Technical information
- Licensing authority: FCC
- Facility ID: 49308
- Class: C1
- ERP: 12,000 watts
- HAAT: 577.2 meters
- Transmitter coordinates: 40°25′29.8″N 124°06′23.4″W﻿ / ﻿40.424944°N 124.106500°W
- Translator: 102.9 K275BI (Eureka)

Links
- Public license information: Public file; LMS;
- Webcast: Listen Live
- Website: kwpt.com

= KWPT =

KWPT is a commercial classic rock/hits music radio station licensed to Fortuna, California, broadcasting to the Eureka, California area on 100.3 FM. It is owned by KWPT, Inc.

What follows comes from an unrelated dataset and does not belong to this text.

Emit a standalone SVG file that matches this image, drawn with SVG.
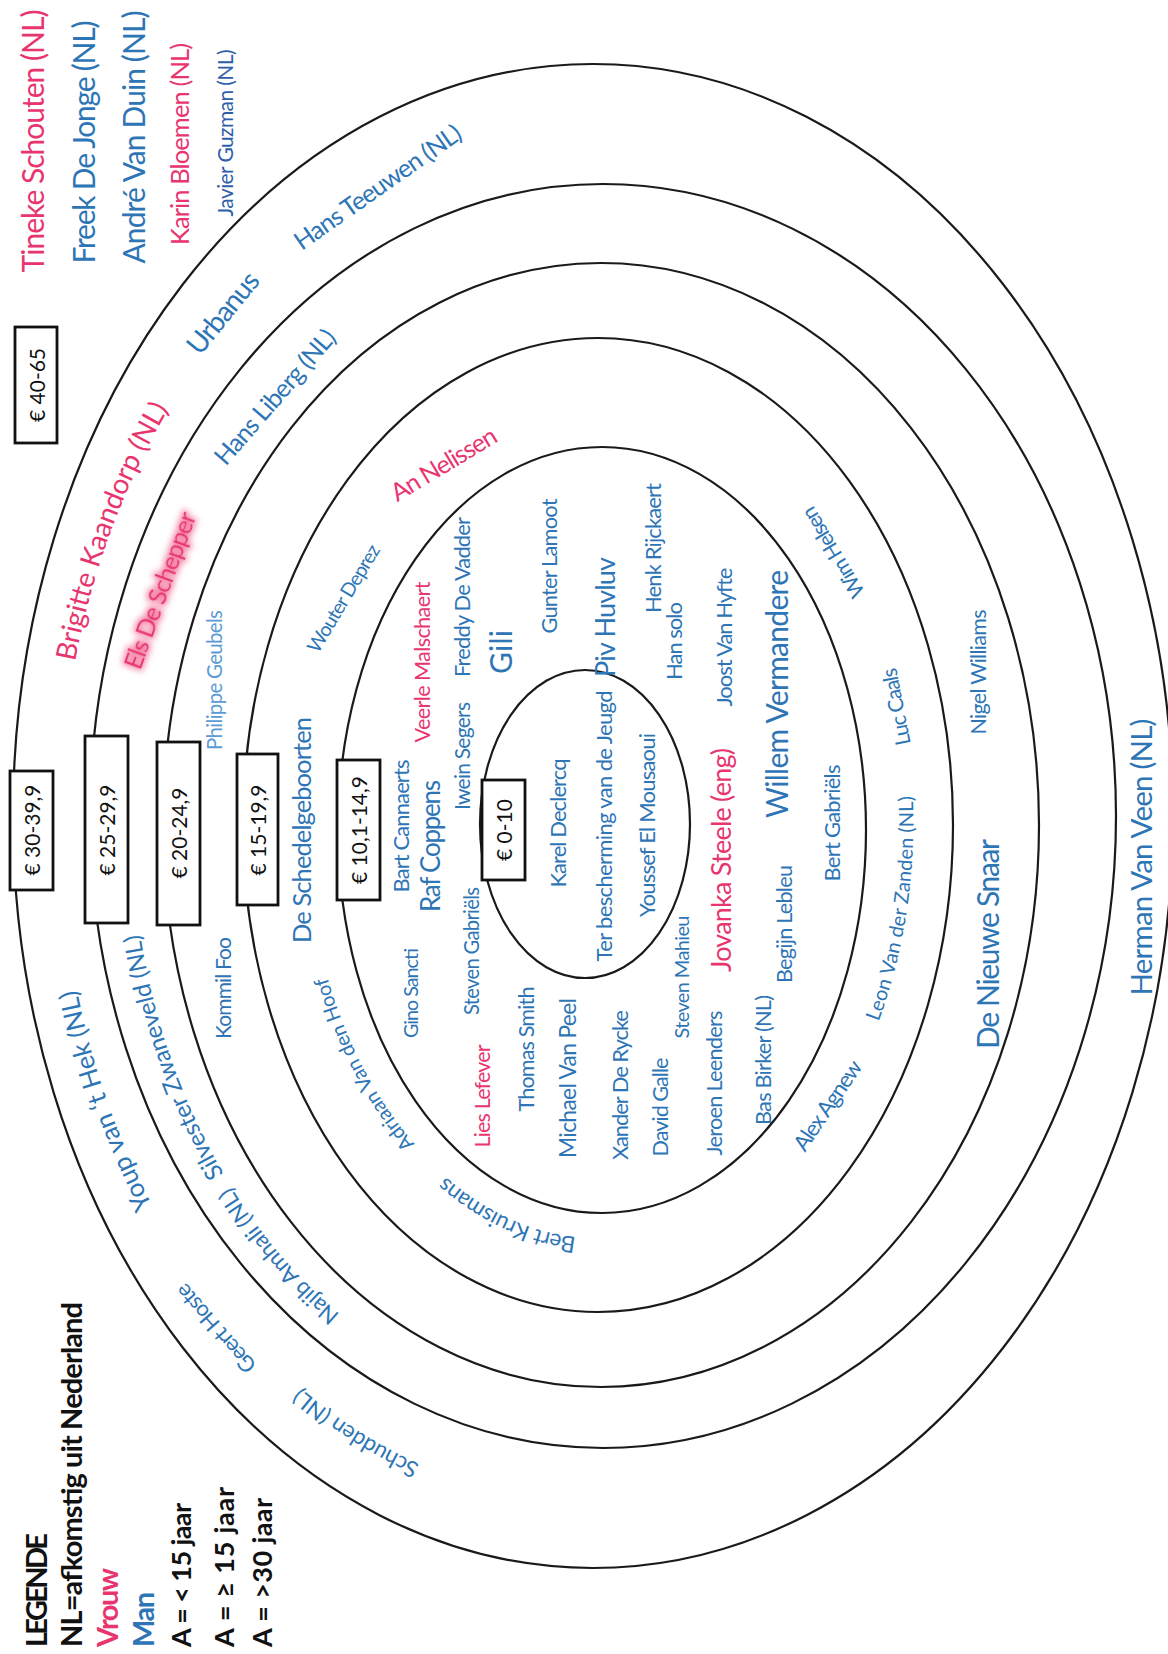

KWPT also serves Eureka, California, on translator K275BI at 102.9 FM.

==History==
KWPT carried a Rhythmic Top 40 format previous to the current classic rock/hits format and was known as The Party. Before that it aired a Smooth Jazz format. All formats on KWPT have been locally executed, which is unique for the Eureka, CA metro market.

==Personalities==
KWPT The Point's airstaff includes: Jay in the morning and Chuck Rogers afternoons. Previous DJs include Carole Ann, Janet Carney, and Andy Powell. The programming is generated entirely from the Ferndale, California studios.